Print nothing but the lines from the start of the listing below through the line that contains "p.multi_line(wx, wy, line_color=GRID, line_width=2.3)". Do not include the pictures.

- [Data shown]
►

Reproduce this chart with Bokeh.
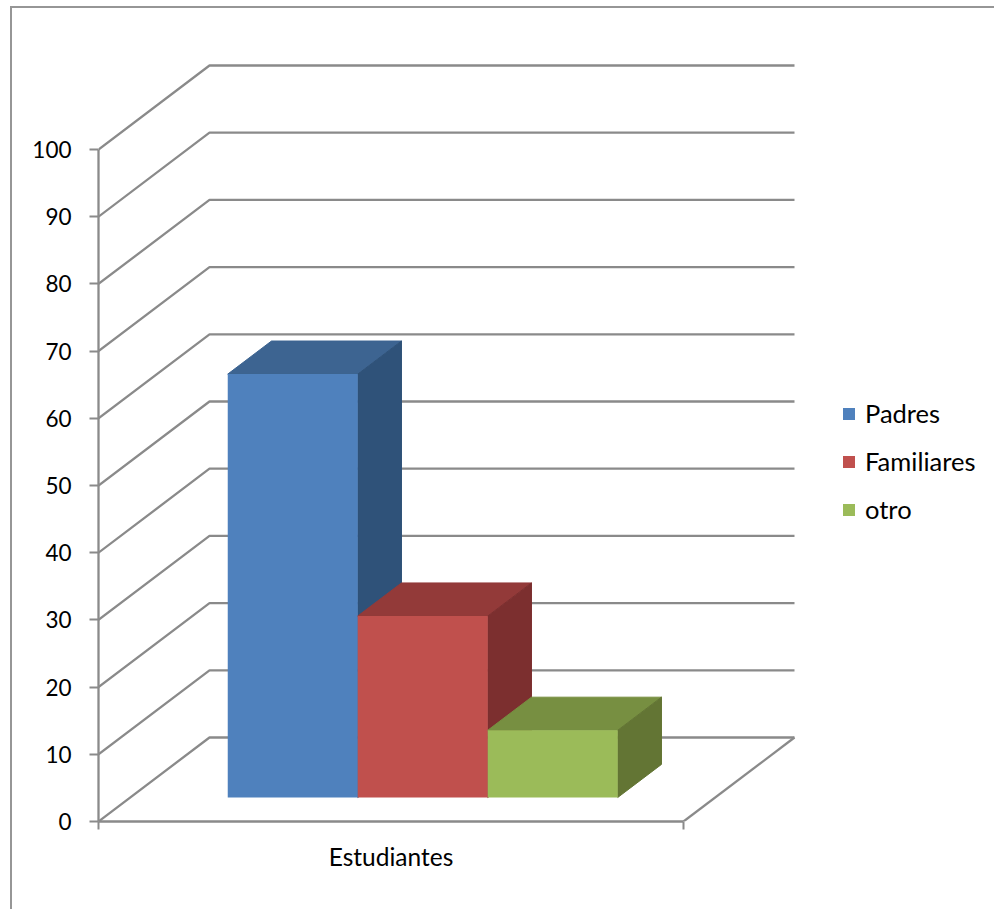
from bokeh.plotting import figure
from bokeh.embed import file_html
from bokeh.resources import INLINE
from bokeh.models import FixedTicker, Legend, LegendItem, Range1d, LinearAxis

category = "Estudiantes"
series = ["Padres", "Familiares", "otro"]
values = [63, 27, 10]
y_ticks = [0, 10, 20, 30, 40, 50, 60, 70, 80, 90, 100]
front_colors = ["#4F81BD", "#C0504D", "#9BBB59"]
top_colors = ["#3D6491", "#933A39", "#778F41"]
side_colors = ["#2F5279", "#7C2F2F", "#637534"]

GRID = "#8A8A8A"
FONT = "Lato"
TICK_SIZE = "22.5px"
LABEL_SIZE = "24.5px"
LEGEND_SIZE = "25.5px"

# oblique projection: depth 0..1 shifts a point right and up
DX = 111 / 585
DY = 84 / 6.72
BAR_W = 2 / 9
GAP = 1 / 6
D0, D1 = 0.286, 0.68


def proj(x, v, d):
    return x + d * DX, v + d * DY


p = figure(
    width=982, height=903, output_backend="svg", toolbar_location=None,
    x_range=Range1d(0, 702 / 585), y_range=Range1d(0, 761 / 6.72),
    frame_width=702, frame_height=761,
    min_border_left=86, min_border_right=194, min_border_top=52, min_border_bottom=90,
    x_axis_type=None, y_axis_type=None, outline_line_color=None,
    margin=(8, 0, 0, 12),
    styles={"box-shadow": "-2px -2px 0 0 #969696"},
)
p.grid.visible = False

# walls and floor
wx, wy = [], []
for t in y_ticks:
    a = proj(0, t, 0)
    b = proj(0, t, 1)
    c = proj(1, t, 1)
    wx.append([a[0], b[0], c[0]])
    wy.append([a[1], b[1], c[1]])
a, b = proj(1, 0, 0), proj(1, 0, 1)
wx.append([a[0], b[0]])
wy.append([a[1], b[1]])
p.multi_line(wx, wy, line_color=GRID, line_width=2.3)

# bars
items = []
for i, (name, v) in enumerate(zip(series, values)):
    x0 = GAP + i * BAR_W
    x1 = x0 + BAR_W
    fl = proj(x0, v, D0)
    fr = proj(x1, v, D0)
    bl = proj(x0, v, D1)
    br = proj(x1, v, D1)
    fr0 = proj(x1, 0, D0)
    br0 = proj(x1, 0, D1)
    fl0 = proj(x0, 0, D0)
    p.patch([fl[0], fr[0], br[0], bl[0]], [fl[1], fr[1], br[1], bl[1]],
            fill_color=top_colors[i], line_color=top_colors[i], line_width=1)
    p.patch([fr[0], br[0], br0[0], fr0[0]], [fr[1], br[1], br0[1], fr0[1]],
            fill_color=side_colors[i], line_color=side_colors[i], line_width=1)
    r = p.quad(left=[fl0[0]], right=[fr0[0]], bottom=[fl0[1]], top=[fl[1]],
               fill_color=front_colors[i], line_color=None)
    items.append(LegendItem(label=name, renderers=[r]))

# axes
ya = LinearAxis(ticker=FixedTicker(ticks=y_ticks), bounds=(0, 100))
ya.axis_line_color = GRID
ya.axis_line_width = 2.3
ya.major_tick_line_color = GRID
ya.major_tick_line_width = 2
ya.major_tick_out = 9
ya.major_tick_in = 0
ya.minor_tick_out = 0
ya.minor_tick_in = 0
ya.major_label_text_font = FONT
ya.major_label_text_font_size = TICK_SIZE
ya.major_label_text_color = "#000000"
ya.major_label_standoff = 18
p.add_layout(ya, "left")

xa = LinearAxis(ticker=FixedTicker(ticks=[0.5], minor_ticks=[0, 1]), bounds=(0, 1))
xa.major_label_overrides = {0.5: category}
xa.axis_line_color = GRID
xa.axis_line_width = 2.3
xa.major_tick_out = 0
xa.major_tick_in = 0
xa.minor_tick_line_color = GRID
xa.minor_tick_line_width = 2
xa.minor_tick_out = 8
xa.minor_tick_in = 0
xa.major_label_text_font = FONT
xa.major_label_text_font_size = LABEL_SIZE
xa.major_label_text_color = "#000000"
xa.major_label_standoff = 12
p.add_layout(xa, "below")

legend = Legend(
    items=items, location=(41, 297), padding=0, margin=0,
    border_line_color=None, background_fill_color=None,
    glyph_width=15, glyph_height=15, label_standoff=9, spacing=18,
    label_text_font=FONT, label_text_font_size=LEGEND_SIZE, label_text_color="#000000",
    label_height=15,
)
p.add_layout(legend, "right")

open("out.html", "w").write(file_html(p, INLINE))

◄

- [Result of this exercise]
Reproduce this chart with Bokeh.
from bokeh.plotting import figure
from bokeh.embed import file_html
from bokeh.resources import INLINE
from bokeh.models import FixedTicker, Legend, LegendItem, Range1d, LinearAxis

category = "Estudiantes"
series = ["Padres", "Familiares", "otro"]
values = [63, 27, 10]
y_ticks = [0, 10, 20, 30, 40, 50, 60, 70, 80, 90, 100]
front_colors = ["#4F81BD", "#C0504D", "#9BBB59"]
top_colors = ["#3D6491", "#933A39", "#778F41"]
side_colors = ["#2F5279", "#7C2F2F", "#637534"]

GRID = "#8A8A8A"
FONT = "Lato"
TICK_SIZE = "22.5px"
LABEL_SIZE = "24.5px"
LEGEND_SIZE = "25.5px"

# oblique projection: depth 0..1 shifts a point right and up
DX = 111 / 585
DY = 84 / 6.72
BAR_W = 2 / 9
GAP = 1 / 6
D0, D1 = 0.286, 0.68


def proj(x, v, d):
    return x + d * DX, v + d * DY


p = figure(
    width=982, height=903, output_backend="svg", toolbar_location=None,
    x_range=Range1d(0, 702 / 585), y_range=Range1d(0, 761 / 6.72),
    frame_width=702, frame_height=761,
    min_border_left=86, min_border_right=194, min_border_top=52, min_border_bottom=90,
    x_axis_type=None, y_axis_type=None, outline_line_color=None,
    margin=(8, 0, 0, 12),
    styles={"box-shadow": "-2px -2px 0 0 #969696"},
)
p.grid.visible = False

# walls and floor
wx, wy = [], []
for t in y_ticks:
    a = proj(0, t, 0)
    b = proj(0, t, 1)
    c = proj(1, t, 1)
    wx.append([a[0], b[0], c[0]])
    wy.append([a[1], b[1], c[1]])
a, b = proj(1, 0, 0), proj(1, 0, 1)
wx.append([a[0], b[0]])
wy.append([a[1], b[1]])
p.multi_line(wx, wy, line_color=GRID, line_width=2.3)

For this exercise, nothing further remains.